Wasteland really was just Dawson's Creek if the Creek characters were in their mid-to-late twenties with careers. Dawnie's what Dawson would've been had he majored in sociology or anthropology (the latter is her program I think). The first two seasons of Dawson's Creek were framed around Dawson's perception and idea of life, people and relationships. In the same way, the stories are filtered through Dawnie's damn thesis. Maybe the series would've lasted longer on US television if Williamson and his writers wrote more interesting, complex stories about 20somethings. These characters define themselves by their romantic relationships and assess their self-worth through them or lack of them. If Williamson wanted to grow as a writer, he should've a created a show with the anti-WB formula.

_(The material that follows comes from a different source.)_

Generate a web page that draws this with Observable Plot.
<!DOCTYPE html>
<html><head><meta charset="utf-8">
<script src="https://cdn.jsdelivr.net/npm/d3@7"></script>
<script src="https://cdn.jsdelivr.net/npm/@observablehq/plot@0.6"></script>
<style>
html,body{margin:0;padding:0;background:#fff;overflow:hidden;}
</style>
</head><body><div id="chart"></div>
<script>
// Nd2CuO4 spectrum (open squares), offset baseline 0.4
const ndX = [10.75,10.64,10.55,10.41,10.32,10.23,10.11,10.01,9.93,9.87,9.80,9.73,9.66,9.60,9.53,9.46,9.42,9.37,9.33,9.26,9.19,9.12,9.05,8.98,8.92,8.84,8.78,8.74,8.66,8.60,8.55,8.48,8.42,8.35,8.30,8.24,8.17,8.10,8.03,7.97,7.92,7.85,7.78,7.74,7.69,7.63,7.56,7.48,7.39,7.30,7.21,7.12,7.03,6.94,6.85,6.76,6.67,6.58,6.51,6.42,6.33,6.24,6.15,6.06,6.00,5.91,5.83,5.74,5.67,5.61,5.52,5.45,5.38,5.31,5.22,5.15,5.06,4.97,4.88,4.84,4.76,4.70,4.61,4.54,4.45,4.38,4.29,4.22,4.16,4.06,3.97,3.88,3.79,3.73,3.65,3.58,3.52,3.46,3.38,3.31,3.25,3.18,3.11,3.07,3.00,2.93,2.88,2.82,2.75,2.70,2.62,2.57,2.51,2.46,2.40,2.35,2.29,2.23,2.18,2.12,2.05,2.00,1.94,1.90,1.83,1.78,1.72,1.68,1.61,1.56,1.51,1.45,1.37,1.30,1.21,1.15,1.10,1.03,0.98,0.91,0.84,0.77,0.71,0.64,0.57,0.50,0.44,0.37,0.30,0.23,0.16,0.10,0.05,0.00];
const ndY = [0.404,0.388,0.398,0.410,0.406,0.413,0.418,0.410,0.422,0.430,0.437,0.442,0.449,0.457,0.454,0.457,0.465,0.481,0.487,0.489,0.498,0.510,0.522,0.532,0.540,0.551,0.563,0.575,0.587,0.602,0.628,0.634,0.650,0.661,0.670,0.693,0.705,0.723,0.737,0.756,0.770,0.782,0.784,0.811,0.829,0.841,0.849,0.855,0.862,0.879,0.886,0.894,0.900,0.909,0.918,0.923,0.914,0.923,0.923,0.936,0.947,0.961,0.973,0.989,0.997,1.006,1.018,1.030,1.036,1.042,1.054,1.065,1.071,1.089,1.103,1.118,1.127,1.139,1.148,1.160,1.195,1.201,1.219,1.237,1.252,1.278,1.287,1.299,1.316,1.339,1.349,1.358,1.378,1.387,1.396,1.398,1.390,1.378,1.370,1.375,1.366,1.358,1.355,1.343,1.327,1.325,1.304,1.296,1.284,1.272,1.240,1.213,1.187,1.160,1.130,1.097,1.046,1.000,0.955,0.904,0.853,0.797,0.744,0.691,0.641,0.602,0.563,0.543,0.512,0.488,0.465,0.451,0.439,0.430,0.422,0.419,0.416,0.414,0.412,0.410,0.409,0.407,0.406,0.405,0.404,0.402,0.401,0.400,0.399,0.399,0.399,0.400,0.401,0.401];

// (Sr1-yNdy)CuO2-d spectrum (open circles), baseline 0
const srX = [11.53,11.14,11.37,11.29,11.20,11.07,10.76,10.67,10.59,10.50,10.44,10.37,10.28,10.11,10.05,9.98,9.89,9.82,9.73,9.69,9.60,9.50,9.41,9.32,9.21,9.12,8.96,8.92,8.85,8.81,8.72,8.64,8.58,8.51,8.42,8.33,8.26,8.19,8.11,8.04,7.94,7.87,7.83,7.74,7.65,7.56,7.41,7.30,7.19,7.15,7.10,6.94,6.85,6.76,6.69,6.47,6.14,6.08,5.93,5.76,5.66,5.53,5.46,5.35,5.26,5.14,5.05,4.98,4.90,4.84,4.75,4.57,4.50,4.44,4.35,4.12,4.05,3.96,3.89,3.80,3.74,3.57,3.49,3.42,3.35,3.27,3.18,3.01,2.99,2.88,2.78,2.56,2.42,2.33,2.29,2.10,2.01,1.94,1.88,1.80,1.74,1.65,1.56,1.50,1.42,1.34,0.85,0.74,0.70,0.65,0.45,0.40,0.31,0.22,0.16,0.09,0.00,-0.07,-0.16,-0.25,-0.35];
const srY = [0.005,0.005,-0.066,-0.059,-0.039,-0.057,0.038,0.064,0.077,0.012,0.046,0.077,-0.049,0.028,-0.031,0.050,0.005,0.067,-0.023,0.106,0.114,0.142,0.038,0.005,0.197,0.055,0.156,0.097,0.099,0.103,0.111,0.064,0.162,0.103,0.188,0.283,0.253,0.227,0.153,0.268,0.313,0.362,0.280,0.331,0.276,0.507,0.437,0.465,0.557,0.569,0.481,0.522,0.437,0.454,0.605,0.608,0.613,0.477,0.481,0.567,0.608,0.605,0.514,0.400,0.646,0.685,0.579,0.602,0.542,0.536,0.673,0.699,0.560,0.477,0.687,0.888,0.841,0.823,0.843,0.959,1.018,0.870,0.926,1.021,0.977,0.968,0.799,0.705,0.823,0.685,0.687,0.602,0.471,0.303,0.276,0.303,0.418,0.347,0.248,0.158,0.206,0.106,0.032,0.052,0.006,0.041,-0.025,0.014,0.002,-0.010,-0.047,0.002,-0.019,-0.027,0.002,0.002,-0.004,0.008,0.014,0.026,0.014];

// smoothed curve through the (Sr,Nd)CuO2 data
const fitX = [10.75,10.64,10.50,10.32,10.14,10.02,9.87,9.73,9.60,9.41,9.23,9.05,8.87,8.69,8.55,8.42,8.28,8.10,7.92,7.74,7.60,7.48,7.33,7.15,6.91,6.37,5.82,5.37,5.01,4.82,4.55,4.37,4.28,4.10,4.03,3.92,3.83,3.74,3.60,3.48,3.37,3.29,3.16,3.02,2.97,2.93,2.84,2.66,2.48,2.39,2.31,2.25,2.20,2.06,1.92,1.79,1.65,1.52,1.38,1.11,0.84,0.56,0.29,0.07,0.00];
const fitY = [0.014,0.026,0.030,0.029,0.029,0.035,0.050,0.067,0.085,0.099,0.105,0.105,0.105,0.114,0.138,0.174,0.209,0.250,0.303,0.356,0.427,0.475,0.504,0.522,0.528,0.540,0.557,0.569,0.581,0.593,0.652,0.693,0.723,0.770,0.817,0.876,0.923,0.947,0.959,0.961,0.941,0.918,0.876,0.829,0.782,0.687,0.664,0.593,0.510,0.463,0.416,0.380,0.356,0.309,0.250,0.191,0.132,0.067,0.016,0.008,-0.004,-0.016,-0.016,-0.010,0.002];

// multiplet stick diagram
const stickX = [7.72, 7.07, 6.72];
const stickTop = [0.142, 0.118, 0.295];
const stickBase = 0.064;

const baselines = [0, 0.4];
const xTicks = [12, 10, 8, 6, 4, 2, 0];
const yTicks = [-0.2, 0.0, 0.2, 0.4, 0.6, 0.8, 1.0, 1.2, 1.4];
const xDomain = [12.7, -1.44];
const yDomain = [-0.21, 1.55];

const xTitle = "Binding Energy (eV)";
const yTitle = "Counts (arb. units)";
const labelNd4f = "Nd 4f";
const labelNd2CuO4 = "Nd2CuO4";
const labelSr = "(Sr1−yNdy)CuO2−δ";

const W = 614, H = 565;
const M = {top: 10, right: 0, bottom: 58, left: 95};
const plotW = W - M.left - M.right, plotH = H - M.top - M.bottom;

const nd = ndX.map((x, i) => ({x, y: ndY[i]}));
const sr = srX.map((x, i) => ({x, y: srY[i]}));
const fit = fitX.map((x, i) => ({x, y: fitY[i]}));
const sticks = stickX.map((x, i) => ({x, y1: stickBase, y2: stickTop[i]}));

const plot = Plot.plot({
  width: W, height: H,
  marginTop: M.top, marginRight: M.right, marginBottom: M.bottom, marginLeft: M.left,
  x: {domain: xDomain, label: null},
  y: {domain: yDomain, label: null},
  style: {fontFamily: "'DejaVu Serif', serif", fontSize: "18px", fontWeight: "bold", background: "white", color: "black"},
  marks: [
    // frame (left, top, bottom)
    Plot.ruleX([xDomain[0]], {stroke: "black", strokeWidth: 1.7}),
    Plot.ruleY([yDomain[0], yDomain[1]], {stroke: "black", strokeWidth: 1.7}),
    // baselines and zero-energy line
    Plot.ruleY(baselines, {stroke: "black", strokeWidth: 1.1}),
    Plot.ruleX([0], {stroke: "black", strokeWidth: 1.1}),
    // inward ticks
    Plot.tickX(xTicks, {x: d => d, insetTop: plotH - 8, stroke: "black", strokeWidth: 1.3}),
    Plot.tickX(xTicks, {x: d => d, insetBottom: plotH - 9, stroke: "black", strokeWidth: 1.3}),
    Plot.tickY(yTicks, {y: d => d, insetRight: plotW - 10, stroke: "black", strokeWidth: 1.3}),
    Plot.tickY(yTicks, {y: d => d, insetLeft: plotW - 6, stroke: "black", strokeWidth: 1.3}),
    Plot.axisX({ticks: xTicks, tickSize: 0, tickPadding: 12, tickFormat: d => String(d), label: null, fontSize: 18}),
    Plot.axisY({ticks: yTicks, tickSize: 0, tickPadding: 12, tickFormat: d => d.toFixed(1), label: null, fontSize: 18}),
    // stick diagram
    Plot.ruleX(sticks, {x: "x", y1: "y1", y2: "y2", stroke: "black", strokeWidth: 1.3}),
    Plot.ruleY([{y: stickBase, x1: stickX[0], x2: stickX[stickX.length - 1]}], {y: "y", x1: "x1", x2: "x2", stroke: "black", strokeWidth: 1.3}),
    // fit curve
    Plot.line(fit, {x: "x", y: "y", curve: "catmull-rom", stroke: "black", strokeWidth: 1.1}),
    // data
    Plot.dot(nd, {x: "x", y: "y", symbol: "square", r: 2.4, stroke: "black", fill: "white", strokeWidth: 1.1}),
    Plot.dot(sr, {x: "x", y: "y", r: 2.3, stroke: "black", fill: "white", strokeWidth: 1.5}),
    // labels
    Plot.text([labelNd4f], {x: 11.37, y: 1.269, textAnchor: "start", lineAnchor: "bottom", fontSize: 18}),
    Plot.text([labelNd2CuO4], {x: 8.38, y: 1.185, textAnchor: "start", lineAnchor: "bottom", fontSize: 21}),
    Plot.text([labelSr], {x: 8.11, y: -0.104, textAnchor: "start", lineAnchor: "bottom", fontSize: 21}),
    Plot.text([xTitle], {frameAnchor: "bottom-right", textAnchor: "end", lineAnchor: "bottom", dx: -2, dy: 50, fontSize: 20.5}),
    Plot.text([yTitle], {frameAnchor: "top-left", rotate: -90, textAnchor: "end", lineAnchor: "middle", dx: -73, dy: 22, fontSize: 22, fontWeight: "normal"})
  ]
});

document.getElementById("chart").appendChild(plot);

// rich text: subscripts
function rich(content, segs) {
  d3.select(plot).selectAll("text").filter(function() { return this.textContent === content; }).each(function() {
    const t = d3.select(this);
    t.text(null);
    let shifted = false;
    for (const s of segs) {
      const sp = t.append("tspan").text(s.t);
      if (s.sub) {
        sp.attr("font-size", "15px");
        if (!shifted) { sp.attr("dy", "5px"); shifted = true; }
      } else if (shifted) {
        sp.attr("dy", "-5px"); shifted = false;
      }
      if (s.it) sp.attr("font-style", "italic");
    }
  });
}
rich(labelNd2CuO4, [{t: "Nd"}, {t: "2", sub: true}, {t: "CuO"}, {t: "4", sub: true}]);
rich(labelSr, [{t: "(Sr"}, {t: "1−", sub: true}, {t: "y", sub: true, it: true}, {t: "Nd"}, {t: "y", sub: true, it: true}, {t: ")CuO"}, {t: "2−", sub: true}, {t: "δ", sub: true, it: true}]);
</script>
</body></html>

The descriptions for future episodes never strayed far from the premise or storytelling established in the pilot. Jesse would meet Adam Scott's Coffee Boy character. Ty and Dawnie would examine their relationship and what went wrong in subsequent episodes. There would double-date stories. Sam and Vince spent a night together in her office because the pilot revived a once dead romance. They would move closer together as Ty and Dawnie moved further apart. Jesse and Coffee Boy date, break-up, date, break-up. Russ openly dates other men. Vandy and Dawnie become a couple (and here I thought Vandy and Vince were the same characters). The girls have a wild night out. Russ struggles to tell his parents about his sexuality. Episode after episode recycled plots and never aspired to be anything more than a generic TV show about 20somethings with uninteresting love lives.
Following Wasteland's failure, Williamson focused on projects with teenage characters. He created TheWB's Glory Days, which lasted 10 episodes. A few years later, he created Hidden Palms for The CW but it lasted only a few episodes. He found success with The Vampire Diaires. He developed The Secret Circle so he's the force he was ten years ago before Wasteland failed. He understands the teenage voice and he connects with that audience, which is fine. Vampire Diaires is a fun, exciting show.
Wasteland had one major success. Kevin Williamson hired Damon Lindelof as a staff writer. Near the end of production, every writer had been fired but Lindelof remained so he had a credit on two or three of the final Wasteland episodes. The experience helped him land a job on Chasing Jordan with Carlton Cuse. When he left that show, he developed and co-created LOST with JJ Abrams. As terrible as some TV can be, it can be a launching pad for one of Hollywood's greatest writers.